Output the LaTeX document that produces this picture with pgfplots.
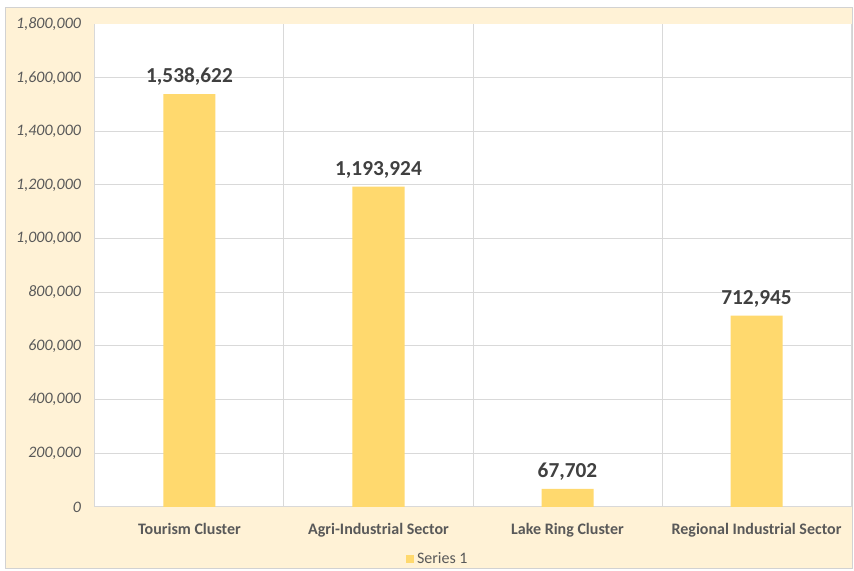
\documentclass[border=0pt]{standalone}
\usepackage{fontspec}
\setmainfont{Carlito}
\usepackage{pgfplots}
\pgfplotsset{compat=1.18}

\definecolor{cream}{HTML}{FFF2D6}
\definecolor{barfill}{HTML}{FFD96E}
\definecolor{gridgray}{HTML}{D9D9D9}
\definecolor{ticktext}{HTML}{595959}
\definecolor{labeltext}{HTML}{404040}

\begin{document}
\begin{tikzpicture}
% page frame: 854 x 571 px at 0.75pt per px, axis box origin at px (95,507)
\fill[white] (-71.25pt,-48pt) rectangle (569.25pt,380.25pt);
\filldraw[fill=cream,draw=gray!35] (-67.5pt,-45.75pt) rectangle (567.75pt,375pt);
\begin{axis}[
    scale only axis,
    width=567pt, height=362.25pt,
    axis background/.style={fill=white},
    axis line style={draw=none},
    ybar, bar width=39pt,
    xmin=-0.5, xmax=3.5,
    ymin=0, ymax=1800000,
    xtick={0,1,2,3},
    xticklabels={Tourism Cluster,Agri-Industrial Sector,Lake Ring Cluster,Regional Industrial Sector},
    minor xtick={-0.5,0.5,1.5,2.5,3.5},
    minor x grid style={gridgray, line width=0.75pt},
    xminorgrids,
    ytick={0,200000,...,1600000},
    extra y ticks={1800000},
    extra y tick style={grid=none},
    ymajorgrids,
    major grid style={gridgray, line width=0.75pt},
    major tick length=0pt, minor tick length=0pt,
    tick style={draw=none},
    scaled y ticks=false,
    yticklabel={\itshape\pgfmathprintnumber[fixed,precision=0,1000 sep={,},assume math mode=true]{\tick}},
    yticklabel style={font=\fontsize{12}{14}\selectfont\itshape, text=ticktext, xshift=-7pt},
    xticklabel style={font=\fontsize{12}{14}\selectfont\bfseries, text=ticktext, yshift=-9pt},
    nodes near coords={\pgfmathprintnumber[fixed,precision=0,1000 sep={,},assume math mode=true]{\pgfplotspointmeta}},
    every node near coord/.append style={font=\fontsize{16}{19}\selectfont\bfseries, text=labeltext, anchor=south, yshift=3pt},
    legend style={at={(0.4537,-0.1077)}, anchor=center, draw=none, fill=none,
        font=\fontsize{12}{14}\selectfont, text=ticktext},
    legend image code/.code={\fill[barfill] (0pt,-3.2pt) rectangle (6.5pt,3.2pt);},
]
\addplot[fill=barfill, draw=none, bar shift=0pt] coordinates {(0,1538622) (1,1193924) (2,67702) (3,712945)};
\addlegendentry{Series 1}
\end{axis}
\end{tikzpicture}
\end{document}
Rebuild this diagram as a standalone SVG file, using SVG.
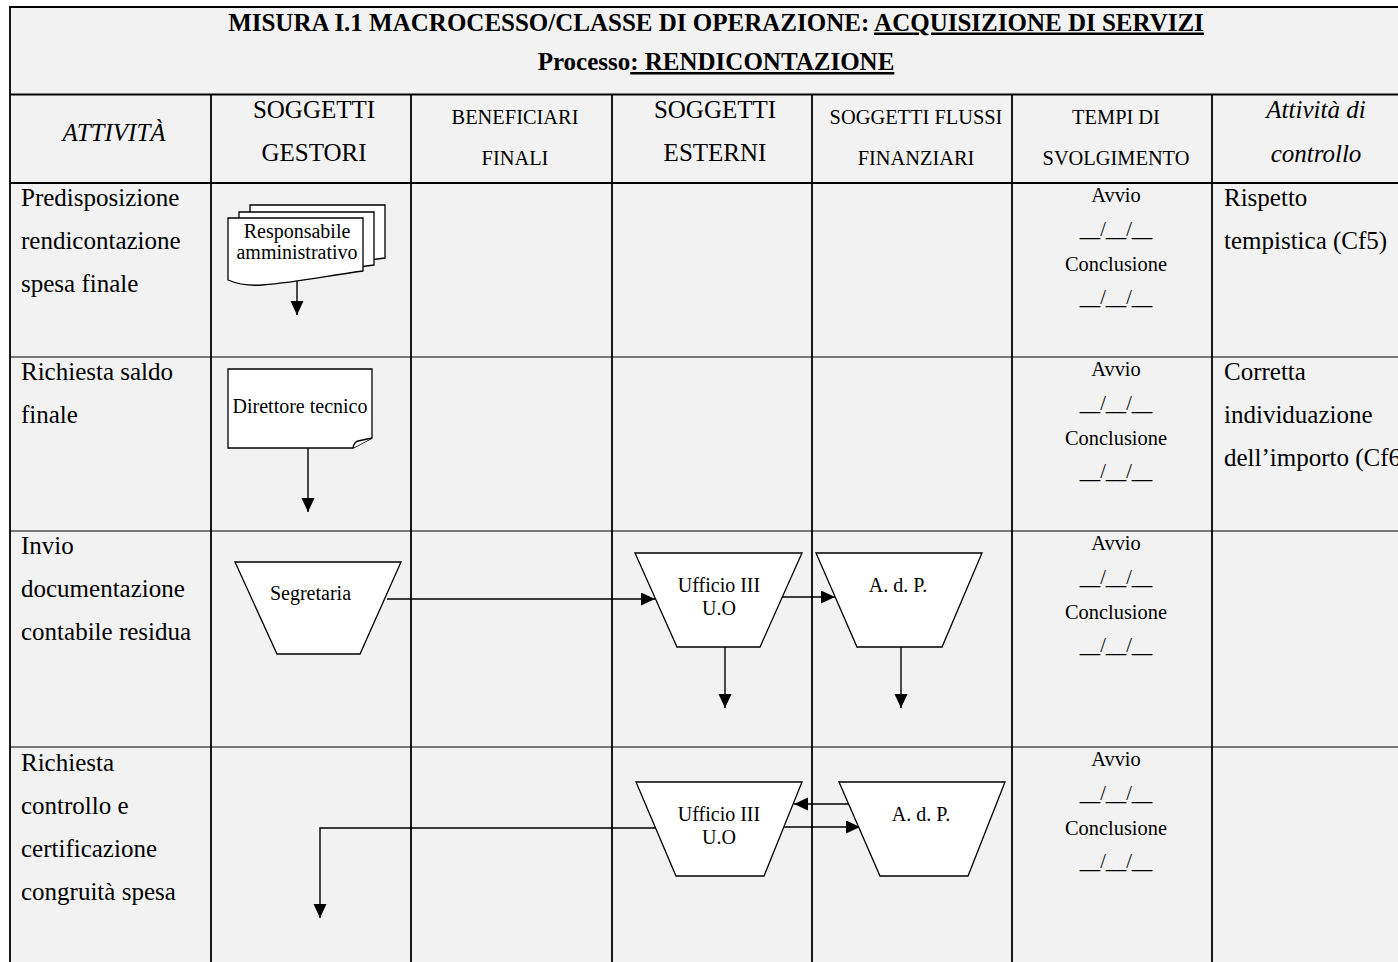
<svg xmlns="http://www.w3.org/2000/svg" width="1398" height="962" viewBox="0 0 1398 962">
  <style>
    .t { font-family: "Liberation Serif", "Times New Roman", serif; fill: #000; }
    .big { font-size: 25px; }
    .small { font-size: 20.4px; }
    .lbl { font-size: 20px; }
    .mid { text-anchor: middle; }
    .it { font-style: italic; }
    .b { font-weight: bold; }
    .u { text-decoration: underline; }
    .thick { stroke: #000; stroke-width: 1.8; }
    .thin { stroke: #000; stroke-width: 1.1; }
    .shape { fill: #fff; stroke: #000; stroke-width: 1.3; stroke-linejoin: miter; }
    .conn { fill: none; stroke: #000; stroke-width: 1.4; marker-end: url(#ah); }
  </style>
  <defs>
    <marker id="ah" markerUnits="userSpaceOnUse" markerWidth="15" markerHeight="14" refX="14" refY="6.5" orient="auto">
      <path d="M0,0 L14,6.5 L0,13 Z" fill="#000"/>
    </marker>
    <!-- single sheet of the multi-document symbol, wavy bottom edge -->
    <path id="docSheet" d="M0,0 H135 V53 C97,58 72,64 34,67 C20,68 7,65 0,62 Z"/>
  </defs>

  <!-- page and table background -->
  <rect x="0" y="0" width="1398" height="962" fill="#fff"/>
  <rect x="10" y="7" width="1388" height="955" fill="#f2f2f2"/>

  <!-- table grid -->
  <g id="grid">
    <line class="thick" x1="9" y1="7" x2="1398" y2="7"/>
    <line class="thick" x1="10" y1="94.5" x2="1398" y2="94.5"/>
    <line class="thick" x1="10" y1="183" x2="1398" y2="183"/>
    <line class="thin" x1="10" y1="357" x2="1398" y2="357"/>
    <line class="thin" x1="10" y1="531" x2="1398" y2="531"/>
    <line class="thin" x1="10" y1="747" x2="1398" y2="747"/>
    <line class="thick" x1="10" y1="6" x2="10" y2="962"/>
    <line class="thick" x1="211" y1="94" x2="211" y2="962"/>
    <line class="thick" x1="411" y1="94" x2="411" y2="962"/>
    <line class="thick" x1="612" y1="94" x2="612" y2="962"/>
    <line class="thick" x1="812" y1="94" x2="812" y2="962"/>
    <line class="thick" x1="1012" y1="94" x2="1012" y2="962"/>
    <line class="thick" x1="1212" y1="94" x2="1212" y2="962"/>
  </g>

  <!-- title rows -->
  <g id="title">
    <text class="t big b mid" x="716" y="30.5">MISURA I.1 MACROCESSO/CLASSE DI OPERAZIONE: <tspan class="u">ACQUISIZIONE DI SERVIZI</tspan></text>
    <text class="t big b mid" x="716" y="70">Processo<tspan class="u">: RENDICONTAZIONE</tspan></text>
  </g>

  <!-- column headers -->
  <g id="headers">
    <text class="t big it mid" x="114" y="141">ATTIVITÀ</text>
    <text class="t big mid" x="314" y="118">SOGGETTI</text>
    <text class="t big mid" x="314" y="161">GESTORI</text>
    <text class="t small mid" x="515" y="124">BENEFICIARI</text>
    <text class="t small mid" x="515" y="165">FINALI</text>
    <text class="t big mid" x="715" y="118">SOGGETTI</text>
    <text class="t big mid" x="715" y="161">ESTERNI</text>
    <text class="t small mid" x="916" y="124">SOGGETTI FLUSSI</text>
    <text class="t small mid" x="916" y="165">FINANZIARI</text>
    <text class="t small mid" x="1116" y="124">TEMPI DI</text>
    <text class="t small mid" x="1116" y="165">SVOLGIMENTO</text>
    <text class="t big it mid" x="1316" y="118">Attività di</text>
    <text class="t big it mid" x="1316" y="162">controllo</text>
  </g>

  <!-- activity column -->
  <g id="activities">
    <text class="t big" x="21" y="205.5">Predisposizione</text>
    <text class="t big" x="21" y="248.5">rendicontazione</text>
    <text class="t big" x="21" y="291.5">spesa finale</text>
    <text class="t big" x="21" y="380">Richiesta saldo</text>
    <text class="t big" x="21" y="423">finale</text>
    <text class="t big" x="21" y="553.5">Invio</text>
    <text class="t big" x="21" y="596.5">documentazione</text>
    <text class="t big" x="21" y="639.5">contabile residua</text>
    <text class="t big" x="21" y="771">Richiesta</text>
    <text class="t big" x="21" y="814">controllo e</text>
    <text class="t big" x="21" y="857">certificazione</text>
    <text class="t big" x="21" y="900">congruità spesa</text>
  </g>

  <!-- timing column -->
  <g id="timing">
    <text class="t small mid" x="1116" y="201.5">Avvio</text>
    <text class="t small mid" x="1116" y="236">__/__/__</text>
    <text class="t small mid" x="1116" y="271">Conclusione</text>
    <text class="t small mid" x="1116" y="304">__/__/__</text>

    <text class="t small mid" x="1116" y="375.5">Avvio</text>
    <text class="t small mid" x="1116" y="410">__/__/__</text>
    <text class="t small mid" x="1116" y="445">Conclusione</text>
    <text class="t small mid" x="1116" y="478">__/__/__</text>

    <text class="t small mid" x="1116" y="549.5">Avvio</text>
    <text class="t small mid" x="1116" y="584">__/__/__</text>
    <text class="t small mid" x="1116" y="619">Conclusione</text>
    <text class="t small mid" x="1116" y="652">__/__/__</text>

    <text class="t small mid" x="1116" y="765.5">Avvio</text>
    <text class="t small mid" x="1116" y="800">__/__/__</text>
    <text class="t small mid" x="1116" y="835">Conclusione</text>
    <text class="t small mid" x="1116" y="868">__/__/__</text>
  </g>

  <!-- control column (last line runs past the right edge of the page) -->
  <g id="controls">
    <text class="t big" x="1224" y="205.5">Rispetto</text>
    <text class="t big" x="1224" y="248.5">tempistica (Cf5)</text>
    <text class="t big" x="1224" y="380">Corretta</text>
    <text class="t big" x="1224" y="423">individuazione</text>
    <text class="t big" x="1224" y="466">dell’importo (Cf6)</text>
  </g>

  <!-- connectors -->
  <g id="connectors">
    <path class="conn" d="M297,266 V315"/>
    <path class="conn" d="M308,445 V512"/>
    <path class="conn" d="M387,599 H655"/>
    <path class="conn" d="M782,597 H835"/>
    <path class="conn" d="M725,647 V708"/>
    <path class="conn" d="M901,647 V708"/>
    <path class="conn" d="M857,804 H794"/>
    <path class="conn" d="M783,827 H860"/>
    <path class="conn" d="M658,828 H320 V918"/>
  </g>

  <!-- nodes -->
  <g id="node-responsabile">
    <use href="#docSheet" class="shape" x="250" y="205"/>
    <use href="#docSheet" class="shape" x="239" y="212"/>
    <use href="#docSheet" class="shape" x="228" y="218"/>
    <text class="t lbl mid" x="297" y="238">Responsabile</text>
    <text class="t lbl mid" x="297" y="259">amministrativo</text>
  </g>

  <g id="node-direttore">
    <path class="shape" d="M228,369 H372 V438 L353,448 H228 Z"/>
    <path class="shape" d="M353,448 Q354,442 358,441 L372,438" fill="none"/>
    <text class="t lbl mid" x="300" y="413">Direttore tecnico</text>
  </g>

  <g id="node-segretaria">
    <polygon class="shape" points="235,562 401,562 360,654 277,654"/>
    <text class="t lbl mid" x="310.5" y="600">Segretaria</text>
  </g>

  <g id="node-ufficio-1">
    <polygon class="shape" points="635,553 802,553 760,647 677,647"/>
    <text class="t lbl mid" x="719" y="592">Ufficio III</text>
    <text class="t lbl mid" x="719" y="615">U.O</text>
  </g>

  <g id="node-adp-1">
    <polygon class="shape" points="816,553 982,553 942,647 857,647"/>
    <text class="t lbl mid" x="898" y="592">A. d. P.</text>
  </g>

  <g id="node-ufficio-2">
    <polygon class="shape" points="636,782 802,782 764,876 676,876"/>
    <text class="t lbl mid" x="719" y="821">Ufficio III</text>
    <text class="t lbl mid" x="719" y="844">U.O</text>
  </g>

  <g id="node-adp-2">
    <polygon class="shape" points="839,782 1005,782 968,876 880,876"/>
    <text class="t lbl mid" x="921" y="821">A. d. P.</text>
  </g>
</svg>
********************
Each line that has the word "this" should be copied.

Output the LaTeX document that produces this picture with pgfplots.
Rebuild this diagram as a standalone SVG file, using SVG.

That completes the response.